Idli Kaaram - Made of Roased  and Powdered -urad dal, chana dal, Red Chilli, black pepper seeds, cumin, coriander seeds, mustard seeds, fenugreek seeds and tamarind,

Recipe:
½ cup Urad dal (Minapa pappu)
½ cup Chana dal (Sanaga pappu)
6 dried red chillies
6 black pepper
1 teaspoon of each – cumin, coriander seeds, mustard seeds
½ teaspoon of salt
½ teaspoon of fenugreek seeds (Menthulu)
Small piece of tamarind (optional)

Toast them in one teaspoon of oil or ghee separetly or together in an iron skillet, constantly mixing. Take care not to burn them and let cool to room temperature. Powder them using a spice grinder or mixer. Store in a clean jar. Stays fresh upto 1 to 3 months.

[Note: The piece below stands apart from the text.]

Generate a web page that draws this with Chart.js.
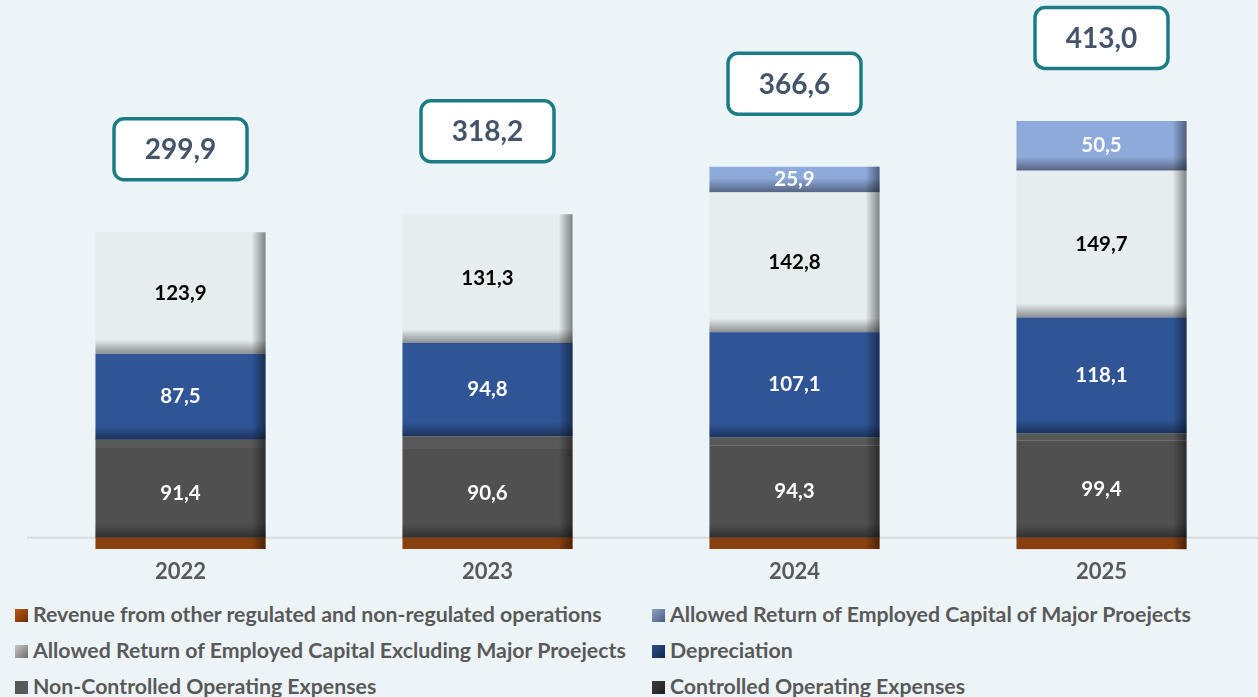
<!DOCTYPE html>
<html>
<head>
<meta charset="utf-8">
<script src="https://cdn.jsdelivr.net/npm/chart.js@4.4.1/dist/chart.umd.min.js"></script>
<style>
    html, body { margin: 0; padding: 0; background: #edf4f7; }
    body { width: 1258px; height: 697px; overflow: hidden; position: relative; font-family: Lato, "Open Sans", sans-serif; }
    #wrap { position: absolute; left: 0; top: 0; width: 1258px; height: 586px; }
    .legend { position: absolute; left: 0; top: 601px; width: 1258px; }
    .item { position: absolute; font-weight: bold; font-size: 21.3px; color: #595959; white-space: nowrap; line-height: 26px; }
    .item span.sw { display: inline-block; width: 13px; height: 13px; margin-right: 5px; vertical-align: 0px; }
</style>
</head>
<body>
<div id="wrap"><canvas id="revenueChart"></canvas></div>
<div class="legend" id="legend"></div>
<script>
// Chart data
const years = ['2022', '2023', '2024', '2025'];
const otherRevenue = [-11.4, -11.5, -11.5, -11.7];
const controlledOpex = [91.4, 90.6, 94.3, 99.4];
const nonControlledOpex = [8.5, 13.0, 8.0, 7.0];
const depreciation = [87.5, 94.8, 107.1, 118.1];
const returnExclMajor = [123.9, 131.3, 142.8, 149.7];
const returnMajor = [0, 0, 25.9, 50.5];

const fmt = v => v.toFixed(1).replace('.', ',');

// Series definitions: label, data, colour, label colour (null = no label)
const series = [
    { label: 'Revenue from other regulated and non-regulated operations', data: otherRevenue, color: '#8a3f0e', text: null },
    { label: 'Controlled Operating Expenses', data: controlledOpex, color: '#505050', text: '#ffffff' },
    { label: 'Non-Controlled Operating Expenses', data: nonControlledOpex, color: '#585858', text: null },
    { label: 'Depreciation', data: depreciation, color: '#2f5597', text: '#ffffff' },
    { label: 'Allowed Return of Employed Capital Excluding Major Proejects', data: returnExclMajor, color: '#e5edef', text: '#000000' },
    { label: 'Allowed Return of Employed Capital of Major Proejects', data: returnMajor, color: '#8eaadb', text: '#ffffff' }
];

// Legend (two columns, same order as the reference)
const legendItems = [
    { s: 0, x: 15, y: 0, sw: 'linear-gradient(135deg,#c0560f,#6e300a)' },
    { s: 5, x: 652, y: 0, sw: 'linear-gradient(135deg,#8ea3c7,#4a5c80)' },
    { s: 4, x: 15, y: 36, sw: 'linear-gradient(135deg,#c8c8c8,#6d6d6d)' },
    { s: 3, x: 652, y: 36, sw: 'linear-gradient(135deg,#2d4f8a,#13264a)' },
    { s: 2, x: 15, y: 72, sw: '#595959' },
    { s: 1, x: 652, y: 72, sw: 'linear-gradient(135deg,#3c3c3c,#1f1f1f)' }
];
const legendEl = document.getElementById('legend');
legendItems.forEach(it => {
    const d = document.createElement('div');
    d.className = 'item';
    d.style.left = it.x + 'px';
    d.style.top = it.y + 'px';
    d.innerHTML = '<span class="sw" style="background:' + it.sw + '"></span>' + series[it.s].label;
    legendEl.appendChild(d);
});

// Zero line across the plot
const zeroLinePlugin = {
    id: 'zeroLine',
    beforeDatasetsDraw(chart) {
        const ctx = chart.ctx;
        const y = chart.scales.y.getPixelForValue(0);
        ctx.save();
        ctx.strokeStyle = '#d9d9d9';
        ctx.lineWidth = 2;
        ctx.beginPath();
        ctx.moveTo(chart.chartArea.left, y);
        ctx.lineTo(chart.width, y);
        ctx.stroke();
        ctx.restore();
    }
};

// Shading on right and bottom edges, value labels and total boxes
const decoPlugin = {
    id: 'deco',
    afterDatasetsDraw(chart) {
        const ctx = chart.ctx;
        ctx.save();
        chart.data.datasets.forEach((ds, di) => {
            const meta = chart.getDatasetMeta(di);
            meta.data.forEach((bar, i) => {
                if (!ds.data[i]) return;
                const top = Math.min(bar.y, bar.base);
                const bottom = Math.max(bar.y, bar.base);
                const right = bar.x + bar.width / 2;
                const left = bar.x - bar.width / 2;
                const h = bottom - top;
                // right edge
                let g = ctx.createLinearGradient(right - 14, 0, right, 0);
                g.addColorStop(0, 'rgba(0,0,0,0)');
                g.addColorStop(1, 'rgba(0,0,0,0.45)');
                ctx.fillStyle = g;
                ctx.fillRect(right - 14, top, 14, h);
                // bottom edge
                if (h > 20) {
                    g = ctx.createLinearGradient(0, bottom - 14, 0, bottom);
                    g.addColorStop(0, 'rgba(0,0,0,0)');
                    g.addColorStop(1, 'rgba(0,0,0,0.4)');
                    ctx.fillStyle = g;
                    ctx.fillRect(left, bottom - 14, bar.width, 14);
                }
            });
        });

        // value labels
        ctx.textAlign = 'center';
        ctx.textBaseline = 'middle';
        ctx.font = 'bold 20.5px Lato, "Open Sans", sans-serif';
        chart.data.datasets.forEach((ds, di) => {
            if (!series[di].text) return;
            const meta = chart.getDatasetMeta(di);
            meta.data.forEach((bar, i) => {
                if (!ds.data[i]) return;
                ctx.fillStyle = series[di].text;
                ctx.fillText(fmt(ds.data[i]), bar.x, (bar.y + bar.base) / 2);
            });
        });

        // total boxes
        const yScale = chart.scales.y;
        years.forEach((yr, i) => {
            let total = 0, pos = 0;
            series.forEach(s => { total += s.data[i]; if (s.data[i] > 0) pos += s.data[i]; });
            const x = chart.getDatasetMeta(0).data[i].x;
            const cy = yScale.getPixelForValue(pos) - 83;
            const w = 133, hh = 61;
            ctx.beginPath();
            ctx.roundRect(x - w / 2, cy - hh / 2, w, hh, 10);
            ctx.fillStyle = '#ffffff';
            ctx.fill();
            ctx.lineWidth = 3.5;
            ctx.strokeStyle = '#1c7c86';
            ctx.stroke();
            ctx.fillStyle = '#44546a';
            ctx.font = 'bold 28px Lato, "Open Sans", sans-serif';
            ctx.fillText(fmt(total), x, cy + 1);
        });
        ctx.restore();
    }
};

const chartEl = document.getElementById('revenueChart');
chartEl.chart = new Chart(chartEl, {
    type: 'bar',
    data: {
        labels: years,
        datasets: series.map(s => ({
            label: s.label,
            data: s.data,
            backgroundColor: s.color,
            borderWidth: 0,
            categoryPercentage: 1,
            barPercentage: 0.554
        }))
    },
    options: {
        responsive: true,
        maintainAspectRatio: false,
        animation: false,
        layout: { padding: { left: 27, right: 3, top: 0, bottom: 0 } },
        scales: {
            x: {
                stacked: true,
                grid: { display: false },
                border: { display: false },
                ticks: {
                    color: '#595959',
                    padding: 1,
                    font: { family: 'Lato, "Open Sans", sans-serif', size: 22, weight: 'bold' }
                }
            },
            y: {
                stacked: true,
                display: false,
                min: -12,
                max: 548
            }
        },
        plugins: {
            legend: { display: false },
            tooltip: { enabled: false }
        }
    },
    plugins: [zeroLinePlugin, decoPlugin]
});
</script>
</body>
</html>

Drizzle some melted ghee into this powder and have it with Idlis. My home state folks go crazy for this ‘Idly – kaaram podi’ combination.

Recipe Source: Attamma(MIL)

Posted by Indira©Copyrighted in Amma & Authentic Andhra,Dried Red Chillies,Peppers (Friday November 11, 2005 at 4:56 pm- permalink)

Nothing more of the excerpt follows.